Certain rules may be applied based upon associations found with the human reviewed pages and other pages seen only by the machine learning system. For example, if the word “sex” appears upon a page more than 3 times, and the word “nude” appears more than twice, that may indicate a certain probability that the page belongs to a “sex–sensitive subcategory” (I better not use the word “sex” or “nude” again on this page. Oops.)

Some rules may be applied differently if the pages being classified are news articles, blog posts, online forums, or pages operated by a specific business.

Conclusion

This patent paints a fairly broad overview of how web pages might be classified into sensitive and non-sensitive categories, based upon a human review of a sample number of web pages followed up by an automated approach for additional pages that looks at features associated with the use of specific terms found on the manually reviewed pages. The chances are that Google may be doing something similar for ads that they display upon pages as well.

As for Google and its Panda updates, the type of document classification system in the Microsoft patent aims to determine when it might be appropriate to show certain advertisements on certain pages rather than reviewing pages to try to determine the “quality” of those pages. The chances are that the type of many features used in a document classification to determine the quality of pages contains a much larger set of features. Still, the chances are that many of the ideas behind the approach are similar, including the use of human reviewers to identify several “high” quality pages manually.

What kind of features might Google be looking at on your pages to determine what level of quality it might have?

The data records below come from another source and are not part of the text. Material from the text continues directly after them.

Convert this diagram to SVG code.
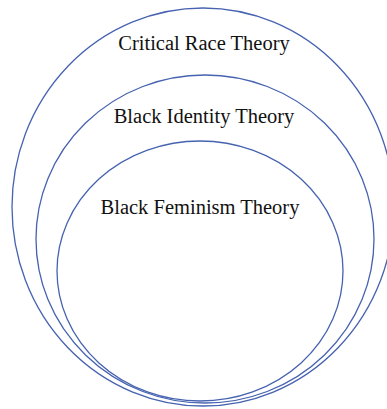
<svg xmlns="http://www.w3.org/2000/svg" width="387" height="409" viewBox="0 0 387 409">
<style>
.ring{fill:none;stroke:#4662b0;stroke-width:1.3}
.lbl{font-family:"Liberation Serif","Times New Roman",serif;font-size:20.5px;fill:#111;text-anchor:middle}
</style>
<rect width="387" height="409" fill="#fff"/>
<g id="critical-race-theory">
<ellipse class="ring" cx="203" cy="207" rx="191" ry="199"/>
<text class="lbl" x="204" y="50">Critical Race Theory</text>
</g>
<g id="black-identity-theory">
<ellipse class="ring" cx="205" cy="239" rx="169" ry="164"/>
<text class="lbl" x="204" y="123">Black Identity Theory</text>
</g>
<g id="black-feminism-theory">
<ellipse class="ring" cx="200" cy="271" rx="143" ry="130"/>
<text class="lbl" x="200" y="214">Black Feminism Theory</text>
</g>
<g id="connectors"/>
</svg>
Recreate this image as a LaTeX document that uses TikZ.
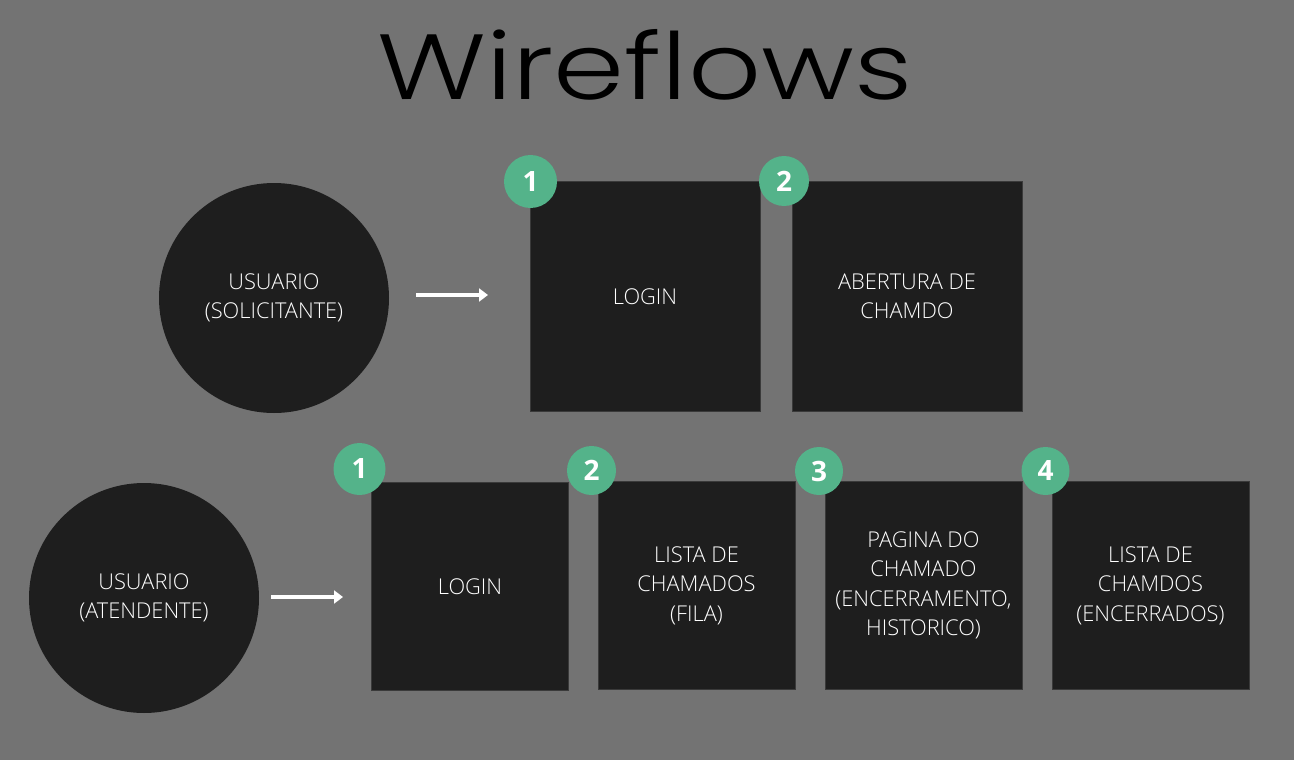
\documentclass[tikz,border=0pt]{standalone}
\usepackage{fontspec}
\usepackage{graphicx}
\setmainfont{Open Sans Light}
\newfontfamily\badgefont{Open Sans}
\newfontfamily\titlefont{Poppins Light}
\usetikzlibrary{arrows.meta}
\definecolor{canvas}{HTML}{737373}
\definecolor{panel}{HTML}{1E1E1E}
\definecolor{paneledge}{HTML}{3A3A3A}
\definecolor{badgegreen}{HTML}{54B38A}
\begin{document}
\begin{tikzpicture}[x=1pt,y=-1pt,
  screen/.style={draw=paneledge,line width=1pt,fill=panel,text=white,align=center,
    inner sep=0pt,font=\fontsize{21.8}{29.5}\selectfont},
  bigscreen/.style={screen,minimum width=230pt,minimum height=230pt},
  smallscreen/.style={screen,minimum width=197pt,minimum height=208pt},
  actor/.style={circle,fill=panel,text=white,align=center,minimum size=230pt,
    inner sep=0pt,font=\fontsize{21.8}{29.5}\selectfont},
  badge/.style={circle,fill=badgegreen,text=white,inner sep=0pt,
    font=\badgefont\bfseries\fontsize{28}{28}\selectfont},
  flow/.style={draw=white,line width=3.5pt,-{Triangle[length=9pt,width=13pt]}}]
  % page and background
  \fill[canvas] (0,0) rectangle (1294,760);
  \useasboundingbox (0,0) rectangle (1294,760);

  % title
  \node[anchor=base,inner sep=0pt] (title) at (645,100)
    {\resizebox{535pt}{70pt}{\titlefont Wireflows}};

  % requester flow
  \node[actor] (req) at (274,298) {USUARIO\\(SOLICITANTE)};
  \node[bigscreen] (rlogin) at (645,296.5) {LOGIN};
  \node[bigscreen] (ropen) at (907,296.5) {ABERTURA DE\\CHAMDO};
  \node[badge,minimum size=53pt] (rb1) at (530.5,181.5) {1};
  \node[badge,minimum size=50pt] (rb2) at (784,181) {2};
  \coordinate (ra0) at (416,295);
  \coordinate (ra1) at (488,295);
  \draw[flow] (ra0) -- (ra1);

  % agent flow
  \node[actor] (agt) at (144,598) {USUARIO\\(ATENDENTE)};
  \node[smallscreen] (alogin) at (470,586.5) {LOGIN};
  \node[smallscreen] (aqueue) at (696.5,585.5) {LISTA DE\\CHAMADOS\\(FILA)};
  \node[smallscreen] (aticket) at (923.5,585.5) {PAGINA DO\\CHAMADO\\(ENCERRAMENTO,\\HISTORICO)};
  \node[smallscreen] (aclosed) at (1150.5,585.5) {LISTA DE\\CHAMDOS\\(ENCERRADOS)};
  \node[badge,minimum size=52pt] (ab1) at (359.5,469) {1};
  \node[badge,minimum size=49pt] (ab2) at (591.5,470.5) {2};
  \node[badge,minimum size=48pt] (ab3) at (819,471) {3};
  \node[badge,minimum size=48pt] (ab4) at (1045.5,471) {4};
  \coordinate (aa0) at (271,597);
  \coordinate (aa1) at (343,597);
  \draw[flow] (aa0) -- (aa1);
\end{tikzpicture}
\end{document}
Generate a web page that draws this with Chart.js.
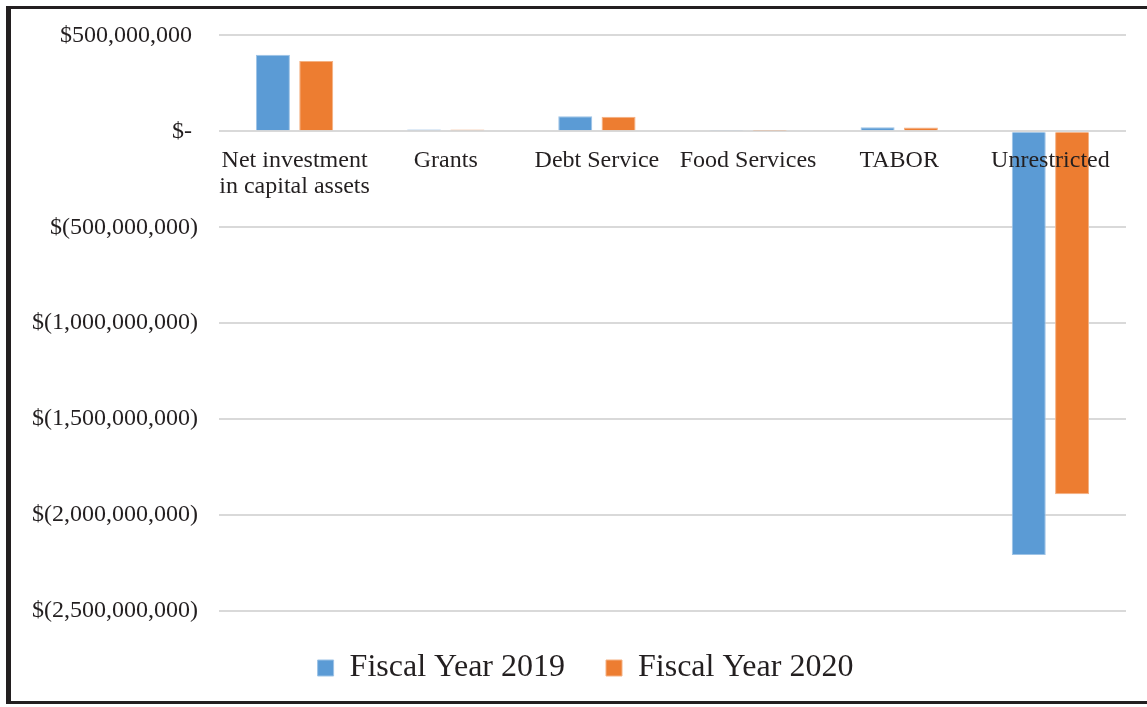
<!DOCTYPE html>
<html>
<head>
<meta charset="utf-8">
<script src="https://cdn.jsdelivr.net/npm/chart.js@4"></script>
<style>
    html, body { margin: 0; padding: 0; background: #fff; }
    #wrap { position: relative; width: 1147px; height: 707px; overflow: hidden; }
    #frame {
        position: absolute; left: 6px; top: 6px; width: 1150px; height: 698px;
        border-left: 5px solid #231f20; border-top: 3px solid #231f20; border-bottom: 3px solid #231f20;
        box-sizing: border-box; pointer-events: none;
    }
</style>
</head>
<body>
<div id="wrap">
    <canvas id="netPosition" width="1147" height="707"></canvas>
    <div id="frame"></div>
</div>
<script>
const categories = [['Net investment', 'in capital assets'], 'Grants', 'Debt Service', 'Food Services', 'TABOR', 'Unrestricted'];
const fy2019 = [399000000, 10000000, 78000000, 4000000, 21000000, -2208000000];
const fy2020 = [366000000, 9000000, 76000000, 3000000, 20000000, -1892000000];
const seriesNames = ['Fiscal Year 2019', 'Fiscal Year 2020'];

const yMin = -2500000000;
const yMax = 500000000;
const yStep = 500000000;

const textColor = '#231f20';
const gridColor = '#d9d9d9';
const serif = '"Liberation Serif", "Times New Roman", serif';

// accounting style: $(1,000,000,000) for negatives, $- for zero
function money(value) {
    if (value === 0) {
        return '$- ';
    }
    if (value < 0) {
        return '$(' + Math.abs(value).toLocaleString('en-US') + ')';
    }
    return '$' + value.toLocaleString('en-US') + ' ';
}

// nudge the legend so it sits centred under the whole frame, not the padded box
const legendShift = {
    id: 'legendShift',
    afterLayout(chart) {
        if (chart.legend) {
            chart.legend.left += 17;
            chart.legend.right += 17;
        }
    }
};

Chart.defaults.font.family = serif;
Chart.defaults.color = textColor;

let chart = new Chart(document.getElementById('netPosition'), {
    type: 'bar',
    data: {
        labels: categories,
        datasets: [
            {
                label: seriesNames[0],
                data: fy2019,
                backgroundColor: '#5b9bd5',
                borderColor: '#9dc3e6',
                borderWidth: 1,
                categoryPercentage: 0.573,
                barPercentage: 0.785
            },
            {
                label: seriesNames[1],
                data: fy2020,
                backgroundColor: '#ed7d31',
                borderColor: '#f4b183',
                borderWidth: 1,
                categoryPercentage: 0.573,
                barPercentage: 0.785
            }
        ]
    },
    plugins: [legendShift],
    options: {
        responsive: false,
        animation: false,
        layout: {
            padding: { top: 35, left: 11, right: 21, bottom: 13 }
        },
        scales: {
            x: {
                position: { y: 0 },
                grid: { display: false, drawTicks: false },
                border: { display: false },
                ticks: {
                    z: 1,
                    padding: 16,
                    maxRotation: 0,
                    autoSkip: false,
                    color: textColor,
                    font: { size: 24, lineHeight: 1.083 }
                }
            },
            y: {
                min: yMin,
                max: yMax,
                grid: { color: gridColor, lineWidth: 2, drawTicks: false },
                border: { display: false },
                ticks: {
                    stepSize: yStep,
                    padding: 21,
                    color: textColor,
                    font: { size: 24 },
                    callback: function (value) {
                        return money(value);
                    }
                }
            }
        },
        plugins: {
            legend: {
                position: 'bottom',
                labels: {
                    boxWidth: 16,
                    boxHeight: 16,
                    padding: 41,
                    color: textColor,
                    font: { size: 32 }
                }
            },
            tooltip: { enabled: false }
        }
    }
});
</script>
</body>
</html>
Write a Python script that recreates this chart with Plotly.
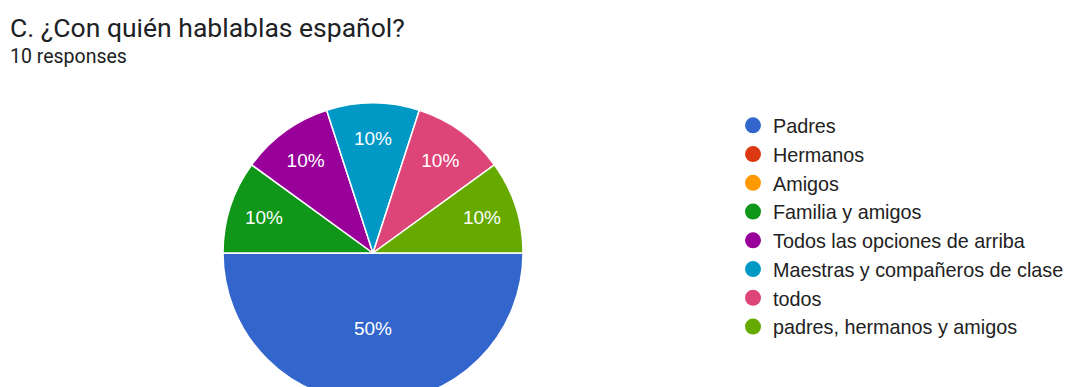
import plotly.graph_objects as go

title_text = "C. ¿Con quién hablablas español?"
subtitle_text = "10 responses"
labels = ["Padres", "Hermanos", "Amigos", "Familia y amigos",
          "Todos las opciones de arriba", "Maestras y compañeros de clase",
          "todos", "padres, hermanos y amigos"]
values = [5, 0, 0, 1, 1, 1, 1, 1]
colors = ["#3366CC", "#DC3912", "#FF9900", "#109618",
          "#990099", "#0099C6", "#DD4477", "#66AA00"]

W, H = 1070, 420

fig = go.Figure()
fig.add_trace(go.Pie(
    labels=labels, values=values, sort=False, direction="clockwise", rotation=90,
    marker=dict(colors=colors, line=dict(color="white", width=1.5)),
    texttemplate="%{percent:.0%}", textposition="inside",
    insidetextorientation="horizontal",
    textfont=dict(family="Liberation Sans, Arial", size=19, color="white"),
    domain=dict(x=[223 / W, 523 / W], y=[1 - 403 / H, 1 - 103 / H]),
    showlegend=False, hoverinfo="label+percent",
))

for lab, col in zip(labels, colors):
    fig.add_trace(go.Scatter(
        x=[None], y=[None], mode="markers", name=lab, legendgroup=lab,
        marker=dict(color=col, size=20, symbol="circle"),
        showlegend=True,
    ))

fig.update_layout(
    width=W, height=H,
    margin=dict(l=0, r=0, t=0, b=0),
    paper_bgcolor="white", plot_bgcolor="white",
    xaxis=dict(visible=False), yaxis=dict(visible=False),
    showlegend=True,
    legend=dict(x=733 / W, y=1 - 106 / H, xanchor="left", yanchor="top",
                font=dict(family="Liberation Sans, Arial", size=19.8, color="#222222"),
                tracegroupgap=0, bgcolor="rgba(0,0,0,0)"),
    annotations=[
        dict(text=title_text, x=8 / W, y=1 - 28 / H, xref="paper", yref="paper",
             xanchor="left", yanchor="middle", showarrow=False,
             font=dict(family="Roboto", size=26.5, color="#202124")),
        dict(text=subtitle_text, x=8 / W, y=1 - 57 / H, xref="paper", yref="paper",
             xanchor="left", yanchor="middle", showarrow=False,
             font=dict(family="Roboto", size=19.5, color="#202124")),
    ],
)

fig.write_html("out.html", post_script="document.body.style.overflow='hidden';document.documentElement.style.overflow='hidden';")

The answer to that question might best be served by looking at the questions that Google Fellow Amit Singhal raised in the Google Webmaster Central blog post More guidance on building high-quality sites. In addition to looking at how your site might fit those questions, it may not hurt to find “high quality” sites that rank well for similar or related queries as the pages on your site and see how those sites address the issues raised in those questions.